The unexpected free time feels especially fine. Outdoors I can hear my neighbor running his snow blower. In the kitchen, the tea kettle sounds ready to boil. The only jarring note is the TV, but it is the news hour, and my husband does have it tuned to PBS.
Meanwhile, with Jim Lehrer in the background, I pull together Woolf notes:
- From Anne Fernald of Fernham, comes a tweet advising us to read “Always A Rambling Post on Common Readers, Classes and the Noise of Poetry,” which extols the virtues of Woolf, “a poet who wrote novels.”
- S. Shulman shared a story about a Princeton exhibit in the Firestone Library’s Main Gallery called “The Author’s Portrait.” The exhibit runs through July 5 and includes a 1928 portrait of Woolf.
- She also sent a link to a Londonist story, “Which is the Best London Novel?” Woolf’s Mrs. Dalloway is tied for the number three spot on the list. And Ian McEwan’s Saturday, inspired by Mrs. D, is number nine.
- In an article in the London Times, Naomi Wolf cites Virginia Woolf in her article, Sleep is a Feminist Issue.
- On The Walrus Blog, a post called “Ghost Stories” argues that the cult of authors may result in ” fancy editions of F. Scott Fitzgerald’s grocery lists, or leather-bound copies of Virginia Woolf’s to-do reminders.”

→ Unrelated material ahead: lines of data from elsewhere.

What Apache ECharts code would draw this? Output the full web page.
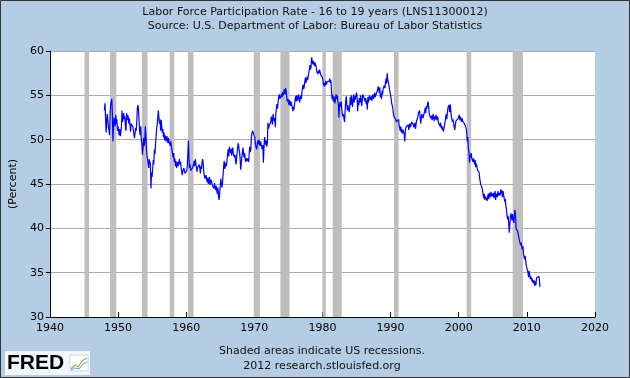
<!DOCTYPE html>
<html><head><meta charset="utf-8">
<script src="https://cdn.jsdelivr.net/npm/echarts@6/dist/echarts.min.js"></script>
<style>html,body{margin:0;padding:0;background:#B4CDE4}#c{width:630px;height:378px}</style>
</head><body><div id="c"></div>
<script>
// Monthly teen labor force participation rate (%), Jan 1948 - Dec 2011
const startYear = 1948;
const lfpr1948_1959 = [
53.3,54.1,54.0,50.8,52.0,52.9,52.2,51.4,51.1,50.5,52.8,53.9,
54.3,54.6,53.0,49.8,51.5,52.5,52.0,51.5,52.8,51.8,52.3,51.0,
51.5,51.0,50.5,51.2,50.4,50.8,51.5,53.3,52.0,52.5,53.0,52.3,
52.6,51.5,51.0,53.0,52.2,52.8,52.5,51.8,52.4,51.7,50.9,51.8,
51.8,52.0,51.5,51.6,50.6,50.2,50.0,51.3,51.0,52.0,53.5,53.9,
53.5,52.2,51.0,50.5,51.5,50.0,49.5,48.3,49.0,50.2,49.3,49.6,
51.5,50.5,49.0,48.2,47.8,47.3,46.8,47.8,48.0,47.2,44.5,46.3,
45.8,46.7,47.7,47.2,48.9,48.4,49.5,50.3,51.2,51.8,52.5,53.3,
52.5,51.8,52.3,51.0,52.2,51.5,50.8,51.2,50.3,50.8,49.9,50.5,
50.3,49.8,50.4,50.0,49.6,50.2,49.7,49.5,49.3,49.8,49.2,48.8,
48.8,48.0,48.5,47.5,47.9,47.0,47.6,46.8,47.2,47.5,47.0,47.4,
47.8,47.2,47.5,46.9,46.5,46.0,46.4,46.2,46.8,46.5,46.2,46.4];
const lfpr1960s = [
46.3,46.5,47.0,46.8,49.9,47.8,46.8,47.2,46.5,46.7,46.5,46.8,
46.6,47.2,47.6,47.0,47.8,47.9,46.9,46.4,46.8,47.0,46.7,47.2,
46.8,46.2,47.0,46.7,47.5,47.8,47.3,46.3,46.0,45.6,45.8,46.0,
45.5,45.2,45.7,45.0,45.4,45.8,44.9,45.2,45.5,45.3,44.9,45.1,
45.0,44.5,45.1,44.6,44.3,44.8,44.2,43.9,44.6,43.6,43.2,43.9,
44.8,45.6,45.0,44.6,45.1,45.3,47.0,47.6,46.7,46.9,47.4,47.0,
47.7,48.3,48.9,48.1,49.2,48.8,48.5,49.0,48.2,48.7,49.1,48.4,
48.6,48.0,48.3,47.6,47.2,48.1,48.7,49.3,49.6,49.0,48.6,47.9,
46.6,47.3,48.0,48.6,49.1,48.4,48.0,48.5,47.8,47.5,47.9,47.6,
47.7,47.9,47.5,48.4,49.2,48.6,49.0,50.5,50.7,51.0,50.8,50.6];
const lfpr1970s = [
50.4,50.2,49.5,49.2,48.9,49.3,49.9,49.5,50.0,49.6,49.3,49.8,
49.6,49.2,48.9,49.4,47.4,49.0,50.3,49.8,49.4,49.9,49.2,49.7,
51.9,51.2,51.6,51.4,51.8,52.0,52.6,52.2,51.7,52.9,52.5,52.1,
52.4,51.4,53.0,53.6,54.0,53.5,54.3,54.8,55.1,54.6,54.4,54.9,
55.2,54.8,55.4,55.0,55.3,55.7,55.1,55.8,55.5,54.9,54.3,54.6,
54.2,53.9,54.5,54.1,53.8,54.3,53.9,53.6,53.2,53.7,53.4,54.1,
54.6,54.9,54.3,55.0,54.4,54.8,55.1,54.5,54.2,54.7,55.0,54.6,
55.4,55.9,56.2,55.7,56.0,56.6,57.0,56.4,56.8,57.1,56.7,57.2,
57.6,58.0,58.4,57.9,58.3,59.3,58.8,58.5,58.9,58.6,58.3,58.7,
58.5,58.2,57.7,57.9,57.4,57.8,57.5,57.9,57.6,57.3,57.5,57.2];
const lfpr1980s = [
57.0,56.6,56.1,56.4,56.0,56.3,56.6,56.2,56.5,56.7,56.3,56.5,
56.6,56.9,56.4,56.7,55.4,54.6,55.1,54.3,54.9,54.5,54.1,54.6,
55.1,54.6,55.0,54.4,54.0,52.5,53.9,54.2,53.7,54.3,53.4,52.9,
52.6,52.9,52.3,52.0,53.4,54.4,54.9,53.8,53.3,53.9,53.5,53.1,
53.6,54.8,53.9,55.0,54.3,53.7,54.6,55.1,54.2,54.9,54.5,55.0,
55.3,54.8,53.2,54.4,53.9,54.7,54.2,55.0,54.6,53.8,54.3,55.1,
55.3,54.9,54.6,54.3,54.7,54.0,54.4,53.4,54.8,54.2,54.6,55.0,
55.2,54.5,54.9,54.4,54.7,55.1,54.6,54.9,55.3,54.8,55.0,54.6,
54.9,55.6,56.0,55.7,55.3,55.9,54.8,55.2,54.6,55.5,55.1,55.8,
55.6,56.1,55.8,56.5,56.9,56.3,57.5,56.8,57.0,56.2,55.7,55.4];
const lfpr1990s = [
55.0,54.6,54.1,53.8,53.5,52.9,52.6,52.4,52.7,52.3,52.0,51.8,
52.2,51.9,52.3,51.6,51.3,51.0,51.5,50.8,51.2,50.7,51.1,50.9,
50.6,49.8,51.0,51.4,51.2,51.6,51.3,51.7,51.1,51.5,51.8,51.4,
51.5,52.0,51.8,52.1,51.7,51.4,51.6,51.9,51.2,51.8,52.2,52.0,
52.5,53.0,52.8,53.3,52.6,51.8,52.4,52.9,53.1,52.4,52.7,52.5,
53.2,53.6,53.0,53.8,53.5,54.0,54.3,53.8,53.0,52.7,52.9,52.4,
52.7,52.2,52.5,52.9,52.4,52.1,52.6,52.3,52.8,52.5,52.2,52.6,
52.0,52.1,51.8,51.5,51.9,51.3,51.6,51.1,51.4,50.9,51.3,51.6,
52.0,52.5,52.9,52.3,53.0,53.6,53.4,53.9,53.1,54.0,53.3,52.6,
52.4,52.0,52.3,51.8,51.4,51.1,51.6,52.1,51.9,52.3,52.0,52.4];
const lfpr2000s = [
52.5,52.8,52.2,52.6,52.3,52.0,52.4,52.1,51.9,52.2,51.8,52.0,
51.8,51.3,50.9,49.8,50.3,49.0,48.6,47.4,48.3,48.0,48.5,47.9,
47.8,47.5,47.9,47.6,47.2,47.7,46.9,47.3,47.0,46.6,46.8,46.4,
46.3,45.6,45.2,44.9,45.1,44.6,44.2,43.8,43.4,43.9,43.2,43.6,
43.4,43.8,43.1,43.6,43.9,43.3,44.0,43.5,43.8,44.1,43.6,43.9,
43.6,44.0,43.4,43.8,44.2,43.2,43.9,44.1,43.5,44.2,43.7,44.0,
44.1,43.7,44.4,43.9,44.3,43.5,44.2,43.8,43.4,43.0,43.3,42.5,
42.2,41.5,41.0,41.4,40.6,39.5,40.3,41.2,41.7,41.3,40.9,41.6,
41.0,40.6,41.3,42.1,41.5,40.0,39.8,40.2,39.6,39.3,38.9,38.6,
38.5,38.1,38.4,37.9,37.6,38.0,37.2,36.8,36.5,36.9,36.3,35.8];
const lfpr2010s = [
36.0,35.6,35.0,34.5,35.2,34.8,34.3,34.6,34.1,34.4,33.9,34.2,
33.8,34.1,33.5,34.0,33.6,34.4,34.6,34.6,34.5,34.6,34.3,33.4];

// US recessions (decimal years: start, end)
const recessions = [
[1945.08,1945.75],[1948.83,1949.75],[1953.5,1954.33],[1957.58,1958.25],
[1960.25,1961.08],[1969.92,1970.83],[1973.83,1975.17],[1980.0,1980.5],
[1981.5,1982.83],[1990.5,1991.17],[2001.17,2001.83],[2007.92,2009.42]];

const xRange = [1940, 2020, 10];
const yRange = [30, 60, 5];
const titleLines = ['Labor Force Participation Rate - 16 to 19 years (LNS11300012)',
                    'Source: U.S. Department of Labor: Bureau of Labor Statistics'];
const footLines = ['Shaded areas indicate US recessions.', '2012 research.stlouisfed.org'];

const lfpr = [].concat(lfpr1948_1959, lfpr1960s, lfpr1970s, lfpr1980s, lfpr1990s, lfpr2000s, lfpr2010s);
const seriesData = lfpr.map((v, i) => [startYear + i / 12, v]);

const FONT = 'DejaVu Sans';
const TXT = '11px "DejaVu Sans"';
const chart = echarts.init(document.getElementById('c'), null, {renderer: 'canvas'});
chart.setOption({
  animation: false,
  backgroundColor: '#B4CDE4',
  grid: {left: 47, right: 35, top: 51, bottom: 61, show: true, backgroundColor: '#FFFFFF', borderWidth: 0},
  xAxis: {
    type: 'value', min: xRange[0], max: xRange[1], interval: xRange[2],
    axisLine: {show: true, onZero: false, lineStyle: {color: '#000', width: 1}},
    axisTick: {show: true, inside: true, length: 5, lineStyle: {color: '#000'}},
    axisLabel: {color: '#000', fontFamily: FONT, fontSize: 11, margin: 6, formatter: v => String(v)},
    splitLine: {show: false}
  },
  yAxis: {
    type: 'value', min: yRange[0], max: yRange[1], interval: yRange[2],
    name: '(Percent)', nameLocation: 'middle', nameGap: 30, nameRotate: 90,
    nameTextStyle: {color: '#000', fontFamily: FONT, fontSize: 11},
    axisLine: {show: true, lineStyle: {color: '#000', width: 1}},
    axisTick: {show: true, inside: false, length: 4, lineStyle: {color: '#000'}},
    axisLabel: {color: '#000', fontFamily: FONT, fontSize: 11, margin: 6},
    splitLine: {show: true, lineStyle: {color: '#AAAAAA', width: 1}}
  },
  series: [{
    type: 'line', data: seriesData, showSymbol: false, symbol: 'none',
    lineStyle: {color: '#0000FF', width: 1.2}, z: 5,
    markArea: {
      silent: true,
      itemStyle: {color: '#BEBEBE', opacity: 1},
      data: recessions.map(r => [{xAxis: r[0]}, {xAxis: r[1]}])
    }
  }],
  graphic: [
    {type: 'rect', shape: {x: 0.5, y: 0.5, width: 629, height: 377}, style: {fill: 'none', stroke: '#333', lineWidth: 1}, z: 100},
    {type: 'text', x: 315, y: 12, style: {text: titleLines[0], fill: '#111', font: TXT, textAlign: 'center', textVerticalAlign: 'middle'}},
    {type: 'text', x: 315, y: 26, style: {text: titleLines[1], fill: '#111', font: TXT, textAlign: 'center', textVerticalAlign: 'middle'}},
    {type: 'text', x: 322, y: 351, style: {text: footLines[0], fill: '#111', font: TXT, textAlign: 'center', textVerticalAlign: 'middle'}},
    {type: 'text', x: 322, y: 366, style: {text: footLines[1], fill: '#111', font: TXT, textAlign: 'center', textVerticalAlign: 'middle'}},
    {type: 'rect', shape: {x: 5, y: 351, width: 85, height: 24}, style: {fill: '#F2F6FA'}},
    {type: 'text', x: 7, y: 363, style: {text: 'FRED', fill: '#000', font: 'bold 21px "Liberation Sans"', textVerticalAlign: 'middle'}},
    {type: 'rect', shape: {x: 70, y: 355, width: 18, height: 16}, style: {fill: '#FFFFFF', stroke: '#C8D8E8', lineWidth: 1}},
    {type: 'polyline', shape: {points: [[71, 369], [75, 365], [78, 367], [82, 361], [87, 358]]}, style: {stroke: '#88BB66', lineWidth: 1.2, fill: 'none'}},
    {type: 'polyline', shape: {points: [[71, 370], [75, 368], [79, 369], [83, 364], [87, 362]]}, style: {stroke: '#6699CC', lineWidth: 1, fill: 'none'}}
  ]
});
</script>
</body></html>
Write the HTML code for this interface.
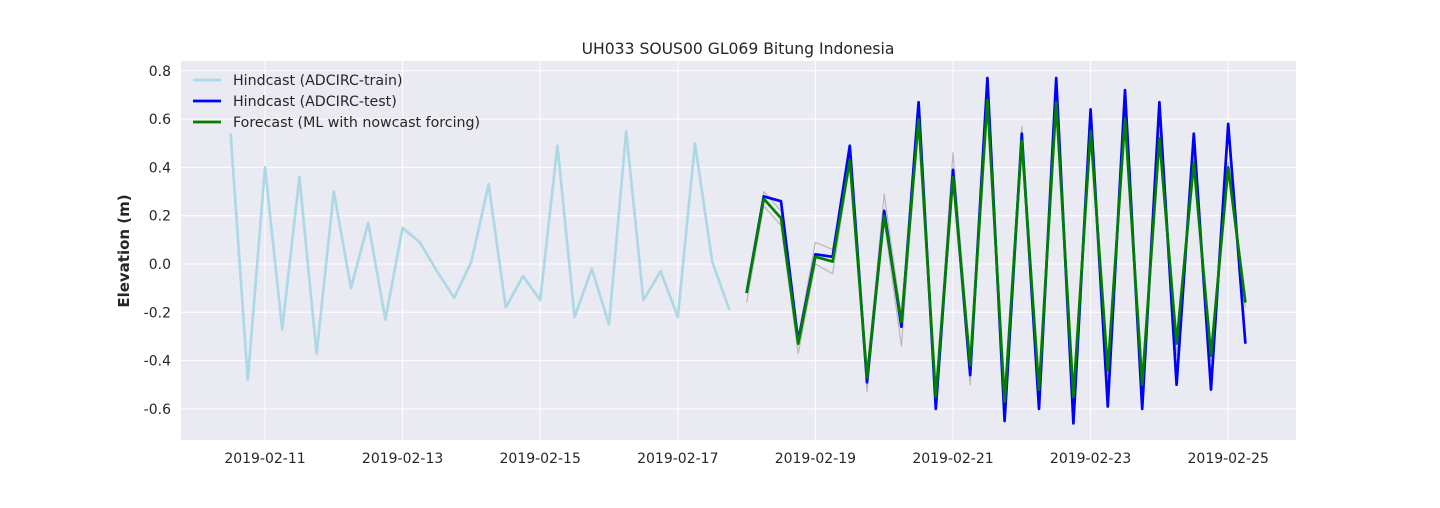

- A note from the Literary Gift Co. illustrates our fetishization of authors. The company offers “Virginia Woolf Parcel Tape” to seal your special packages. It is emblazoned with a Woolf quotation, “Life is a luminous halo, a semi-transparent envelope which surrounds us from the beginning of conciousness to the end,” from her essay “Modern Fiction.”
- A VWoolf Listserv conversation about Woolf’s mental state generated tips for further reading. They include:
- “Many Minds, One Story,” an article in Seed Magazine that discusses the impact of Woolf’s alleged bipolar disorder on her unique fiction.
- Ann Marie Priest’s “Virginia Woolf’s Brain: Mysticism, Literature and Neuroscience” (Dalhousie Review, 89:3), which was reprinted in Best Australian Essays 2009 and can be found on Google Books.
- And if you need a chuckle after all this serious talk, take a look at the Punch cartoon whose link was sent by Stuart N. Clarke in response to the discussion on the VWoolf Listserv regarding Woolf and weather, a topic obviously dear to my heart.
Which leads me full circle to the topic with which I began: I am enjoying a snow evening. And it is pure white bliss.